At entry, telecom and data center de-SPACs are frequently mispriced because public markets apply proof standards that are incompatible with infrastructure logic. Capacity is valued as if it were immediately monetizable, even though cash follows utilization rather than deployment. Anchor tenants and hyperscale customers, which stabilize early cash flow and de-risk lease-up privately, are treated publicly as concentration risk until diversification is demonstrated. Power access, interconnection timing, and energy pricing resets, which are structural realities of infrastructure development, are repriced as execution failures once disclosed in a quarterly cadence. Above all, duration aversion dominates valuation in higher-rate environments, discounting even contracted revenues until utilization and margin stability are observable. These outcomes do not reflect operational breakdowns. They reflect a misalignment between how infrastructure matures and how public markets demand proof.
Once public, the capital structure itself begins to constrain strategy before infrastructure economics can assert themselves. Equity volatility in long-duration assets is not neutral. It undermines confidence with customers, lenders, and power counterparties who value balance-sheet stability and long-term commitment. A thin post-redemption float turns routine ramp variance into credibility events, narrowing access to both equity and project-level financing. PIPE capital, underwriting duration and utilization risk, often embeds governance influence that shifts boards toward capital preservation, reducing tolerance for speculative builds or network expansion sequencing. Debt markets respond quickly to reported EBITDA and coverage metrics, tightening revolvers and asset-backed facilities during phases that are structurally cash-negative by design. Over time, site selection, expansion pacing, customer mix, and power procurement decisions become shaped by liquidity optics rather than by long-term network optimization. The capital stack does not collapse. It hardens, conditioning behavior before utilization has cleared.
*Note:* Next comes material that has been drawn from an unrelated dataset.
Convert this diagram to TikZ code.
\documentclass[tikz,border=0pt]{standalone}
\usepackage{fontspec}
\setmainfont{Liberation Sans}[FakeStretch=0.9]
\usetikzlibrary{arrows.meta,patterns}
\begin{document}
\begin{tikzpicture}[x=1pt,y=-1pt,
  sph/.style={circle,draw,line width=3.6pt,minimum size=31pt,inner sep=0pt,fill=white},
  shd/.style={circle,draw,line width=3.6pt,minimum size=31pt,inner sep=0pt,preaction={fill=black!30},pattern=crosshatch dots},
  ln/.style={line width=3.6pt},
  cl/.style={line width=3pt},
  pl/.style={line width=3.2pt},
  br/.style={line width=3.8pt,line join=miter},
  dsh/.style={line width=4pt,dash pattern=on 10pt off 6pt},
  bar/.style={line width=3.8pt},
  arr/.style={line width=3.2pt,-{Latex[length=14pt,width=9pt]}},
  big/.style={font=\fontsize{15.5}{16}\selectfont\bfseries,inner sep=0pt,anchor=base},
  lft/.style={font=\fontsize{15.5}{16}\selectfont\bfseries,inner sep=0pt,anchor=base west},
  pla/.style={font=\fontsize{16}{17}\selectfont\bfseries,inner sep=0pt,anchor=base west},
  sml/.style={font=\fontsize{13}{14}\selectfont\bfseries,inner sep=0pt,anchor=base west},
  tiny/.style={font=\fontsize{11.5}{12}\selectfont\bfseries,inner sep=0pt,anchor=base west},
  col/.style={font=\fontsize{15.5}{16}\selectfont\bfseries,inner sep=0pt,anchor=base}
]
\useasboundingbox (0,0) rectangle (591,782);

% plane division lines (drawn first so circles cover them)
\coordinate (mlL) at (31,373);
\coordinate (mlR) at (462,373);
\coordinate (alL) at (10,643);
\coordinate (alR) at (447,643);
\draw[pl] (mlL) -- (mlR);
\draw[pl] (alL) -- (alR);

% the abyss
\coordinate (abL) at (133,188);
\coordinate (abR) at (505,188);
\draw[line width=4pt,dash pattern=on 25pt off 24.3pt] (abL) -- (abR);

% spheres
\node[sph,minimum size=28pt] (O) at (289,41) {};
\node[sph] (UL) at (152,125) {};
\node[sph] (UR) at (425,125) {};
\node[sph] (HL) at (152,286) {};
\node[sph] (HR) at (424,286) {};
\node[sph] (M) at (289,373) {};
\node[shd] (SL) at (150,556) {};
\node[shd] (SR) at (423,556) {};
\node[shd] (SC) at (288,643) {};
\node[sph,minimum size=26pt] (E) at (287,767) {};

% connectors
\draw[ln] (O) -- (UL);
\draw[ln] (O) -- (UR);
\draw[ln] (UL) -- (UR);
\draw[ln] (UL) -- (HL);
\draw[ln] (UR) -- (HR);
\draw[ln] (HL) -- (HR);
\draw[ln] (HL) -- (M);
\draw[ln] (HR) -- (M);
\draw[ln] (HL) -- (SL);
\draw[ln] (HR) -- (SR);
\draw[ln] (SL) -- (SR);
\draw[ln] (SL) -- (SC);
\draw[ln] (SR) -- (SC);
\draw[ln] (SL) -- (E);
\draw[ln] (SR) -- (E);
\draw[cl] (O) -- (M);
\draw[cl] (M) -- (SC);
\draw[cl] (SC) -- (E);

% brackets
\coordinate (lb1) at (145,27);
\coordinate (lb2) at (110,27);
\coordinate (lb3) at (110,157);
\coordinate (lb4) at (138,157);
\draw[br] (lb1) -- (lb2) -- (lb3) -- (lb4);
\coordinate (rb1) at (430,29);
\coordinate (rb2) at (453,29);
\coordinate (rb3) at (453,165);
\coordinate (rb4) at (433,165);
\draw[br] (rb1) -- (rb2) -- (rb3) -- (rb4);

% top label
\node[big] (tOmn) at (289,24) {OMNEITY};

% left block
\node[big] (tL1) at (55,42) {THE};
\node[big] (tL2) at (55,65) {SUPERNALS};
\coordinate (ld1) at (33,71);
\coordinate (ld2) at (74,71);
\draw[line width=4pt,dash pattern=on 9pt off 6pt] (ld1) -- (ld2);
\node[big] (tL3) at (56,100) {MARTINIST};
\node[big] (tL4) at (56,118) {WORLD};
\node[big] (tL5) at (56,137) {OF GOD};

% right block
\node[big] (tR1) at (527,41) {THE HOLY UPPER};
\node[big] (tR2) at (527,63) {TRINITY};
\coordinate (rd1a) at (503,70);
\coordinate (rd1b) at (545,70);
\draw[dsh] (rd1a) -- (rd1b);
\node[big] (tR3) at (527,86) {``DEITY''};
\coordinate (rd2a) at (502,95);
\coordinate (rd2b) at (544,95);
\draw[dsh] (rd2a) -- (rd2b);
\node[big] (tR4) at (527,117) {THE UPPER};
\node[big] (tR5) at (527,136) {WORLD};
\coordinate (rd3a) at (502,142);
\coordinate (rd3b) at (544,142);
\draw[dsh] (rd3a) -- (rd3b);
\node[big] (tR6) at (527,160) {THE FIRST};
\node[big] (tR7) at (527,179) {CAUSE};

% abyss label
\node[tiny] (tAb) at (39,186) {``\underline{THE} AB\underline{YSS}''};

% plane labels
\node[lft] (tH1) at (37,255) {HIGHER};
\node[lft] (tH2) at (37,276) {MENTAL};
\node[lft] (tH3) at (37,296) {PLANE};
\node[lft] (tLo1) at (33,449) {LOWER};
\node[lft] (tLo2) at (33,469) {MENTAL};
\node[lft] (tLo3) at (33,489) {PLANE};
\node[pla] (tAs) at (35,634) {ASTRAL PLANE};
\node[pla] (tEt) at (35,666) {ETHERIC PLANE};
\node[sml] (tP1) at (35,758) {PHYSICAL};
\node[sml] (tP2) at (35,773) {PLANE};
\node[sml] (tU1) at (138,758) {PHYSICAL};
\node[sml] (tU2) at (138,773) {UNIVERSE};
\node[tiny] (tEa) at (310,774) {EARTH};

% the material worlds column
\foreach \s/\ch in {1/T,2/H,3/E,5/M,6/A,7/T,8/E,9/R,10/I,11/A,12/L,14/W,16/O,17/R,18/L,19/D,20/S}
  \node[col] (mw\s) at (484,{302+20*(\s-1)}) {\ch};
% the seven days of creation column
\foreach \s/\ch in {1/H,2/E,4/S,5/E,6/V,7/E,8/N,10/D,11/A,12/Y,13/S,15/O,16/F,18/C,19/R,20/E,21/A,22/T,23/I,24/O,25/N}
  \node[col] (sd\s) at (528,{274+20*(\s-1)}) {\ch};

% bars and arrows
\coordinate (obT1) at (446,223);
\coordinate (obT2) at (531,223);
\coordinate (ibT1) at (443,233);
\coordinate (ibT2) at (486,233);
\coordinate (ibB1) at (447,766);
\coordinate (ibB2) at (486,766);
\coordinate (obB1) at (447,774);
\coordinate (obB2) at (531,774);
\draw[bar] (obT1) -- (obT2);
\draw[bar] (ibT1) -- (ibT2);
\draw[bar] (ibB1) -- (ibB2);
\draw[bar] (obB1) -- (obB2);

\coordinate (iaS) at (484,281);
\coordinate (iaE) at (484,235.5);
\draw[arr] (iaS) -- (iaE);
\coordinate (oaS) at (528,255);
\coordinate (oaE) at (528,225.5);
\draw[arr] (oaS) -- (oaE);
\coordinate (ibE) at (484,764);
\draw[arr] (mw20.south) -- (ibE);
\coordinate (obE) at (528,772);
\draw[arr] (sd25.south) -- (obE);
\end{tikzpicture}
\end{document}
This dynamic creates a central tension between liquidity and legitimacy. Liquidity in public markets demands near-term cash clarity, conservative leverage, and visible margins. Legitimacy in infrastructure is earned through uptime, utilization ramp, customer retention, and pricing power that emerge only over time. The SPAC structure forces this trade-off prematurely. Boards are compelled to optimize for liquidity signals by slowing expansion, deferring capex, or narrowing customer exposure before legitimacy has compounded. The result is not asset underperformance, but strategic under-reach driven by capital constraint.
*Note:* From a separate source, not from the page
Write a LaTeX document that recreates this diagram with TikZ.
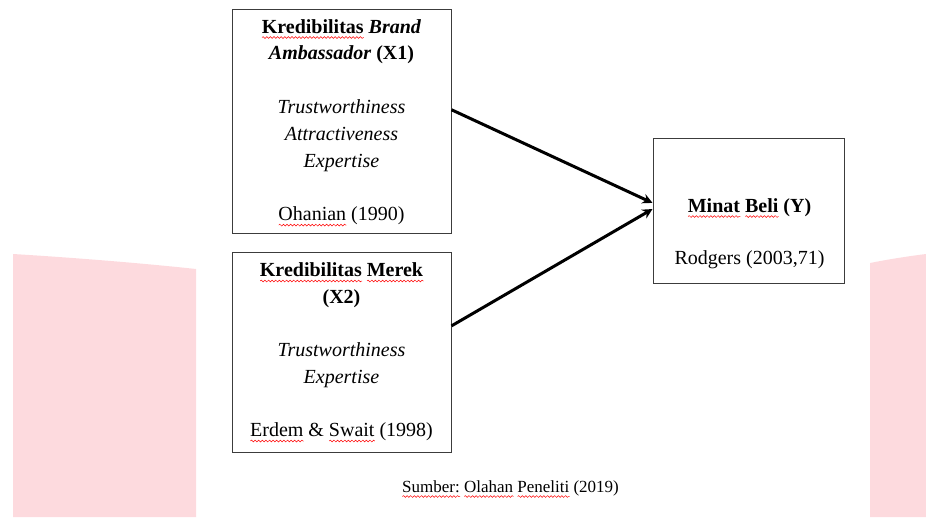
\documentclass[tikz,border=0pt]{standalone}
\usepackage{fontspec}
\setmainfont{Liberation Serif}
\usetikzlibrary{arrows.meta,calc,decorations.pathmorphing}
\definecolor{pinkbg}{RGB}{253,218,222}
\definecolor{boxline}{RGB}{60,60,60}
\newsavebox\sqbox
\newcommand\redsq[1]{\sbox\sqbox{#1}\leavevmode\rlap{\tikz[baseline=0pt,x=1pt,y=1pt]\draw[red,line width=0.5pt,decorate,decoration={snake,amplitude=0.9pt,segment length=3.6pt}] (0pt,-4.5pt) -- (\wd\sqbox,-4.5pt);}\usebox\sqbox}
\begin{document}
\begin{tikzpicture}[x=1pt,y=-1pt,
  box/.style={draw=boxline,line width=1pt,fill=white,inner sep=0pt},
  lbl/.style={anchor=base,inner sep=0pt,font=\fontsize{20}{27}\selectfont},
  src/.style={anchor=base,inner sep=0pt,font=\fontsize{17}{20}\selectfont},
  arr/.style={line width=3pt,-{Stealth[length=10pt,width=10pt]}}]
\useasboundingbox (0,0) rectangle (926,517);
% background watermark shapes
\fill[pinkbg] (13,254) .. controls (80,258) and (150,264) .. (196,269) -- (196,517) -- (13,517) -- cycle;
\fill[pinkbg] (870,263) .. controls (890,259) and (910,256) .. (926,254) -- (926,517) -- (870,517) -- cycle;
% boxes
\node[box,minimum width=219pt,minimum height=224pt] (x1) at (341.5,121) {};
\node[box,minimum width=219pt,minimum height=200pt] (x2) at (341.5,352) {};
\node[box,minimum width=191pt,minimum height=145pt] (y) at (748.5,210.5) {};
% X1 texts
\node[lbl] (x1a) at (341.5,33) {\textbf{\redsq{Kredibilitas} \textit{Brand}}};
\node[lbl] (x1b) at (341.5,59.8) {\textbf{\textit{Ambassador} (X1)}};
\node[lbl] (x1c) at (341.5,113.4) {\textit{Trustworthiness}};
\node[lbl] (x1d) at (341.5,140.2) {\textit{Attractiveness}};
\node[lbl] (x1e) at (341.5,167) {\textit{Expertise}};
\node[lbl] (x1f) at (341.5,220.6) {\redsq{Ohanian} (1990)};
% X2 texts
\node[lbl] (x2a) at (341.5,276.5) {\textbf{\redsq{Kredibilitas} \redsq{Merek}}};
\node[lbl] (x2b) at (341.5,303.3) {\textbf{(X2)}};
\node[lbl] (x2c) at (341.5,356.9) {\textit{Trustworthiness}};
\node[lbl] (x2d) at (341.5,383.7) {\textit{Expertise}};
\node[lbl] (x2e) at (341.5,436.5) {\redsq{Erdem} \& \redsq{Swait} (1998)};
% Y texts
\node[lbl] (ya) at (749.5,212) {\textbf{\redsq{Minat} \redsq{Beli} (Y)}};
\node[lbl] (yb) at (749.5,264) {Rodgers (2003,71)};
% source
\node[src] (s) at (510.5,492) {\redsq{Sumber:} \redsq{Olahan} \redsq{Peneliti} (2019)};
% arrows
\draw[arr] ($(x1.north east)!0.45!(x1.south east)$) -- ($(y.north west)!0.448!(y.south west)$);
\draw[arr] ($(x2.north east)!0.37!(x2.south east)$) -- ($(y.north west)!0.49!(y.south west)$);
\end{tikzpicture}
\end{document}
From an advisory perspective, the SPAC route is structurally misaligned for telecommunications and data center platforms that depend on multi-year utilization ramps to validate economics, require continued capital investment to achieve scale or network effects, or assume that demand certainty will substitute for public-market proof. Where PIPE capital is expected to remain passive through ramp volatility, or where expansion flexibility is central to value creation, the SPAC does not accelerate access to durable capital. It front-loads public judgment into the most capital-intensive phase of the asset lifecycle.
Boards considering a SPAC or de-SPAC in this sector must therefore accept several consequences explicitly. Public markets will judge performance before utilization stabilizes. Equity volatility will affect confidence among customers, lenders, and power counterparties. Governance will tilt toward liquidity preservation rather than network optimization. Reversibility of expansion decisions will be lost early and regained, if at all, only at significant cost. These are not execution risks. They are structural consequences of the transaction choice.
Telecommunications and data center businesses create value by absorbing capital early and harvesting returns late. The SPAC structure inverts that logic, forcing permanent public capital commitments before utilization, pricing power, and margin durability are visible. For boards and advisors, the decisive question is whether the post-close capital stack can withstand redemptions, PIPE influence, power and utilization lag, and sustained public scrutiny long enough for infrastructure economics to mature. If it cannot, the SPAC pathway does not unlock value. It forces long-duration assets into a capital structure that cannot tolerate waiting. In this sector, public markets do not reward capacity alone. They reward cash-generating utilization under scrutiny, and any SPAC or de-SPAC strategy must be judged against that reality, because once legitimacy is demanded before liquidity exists, infrastructure time becomes a liability rather than an advantage.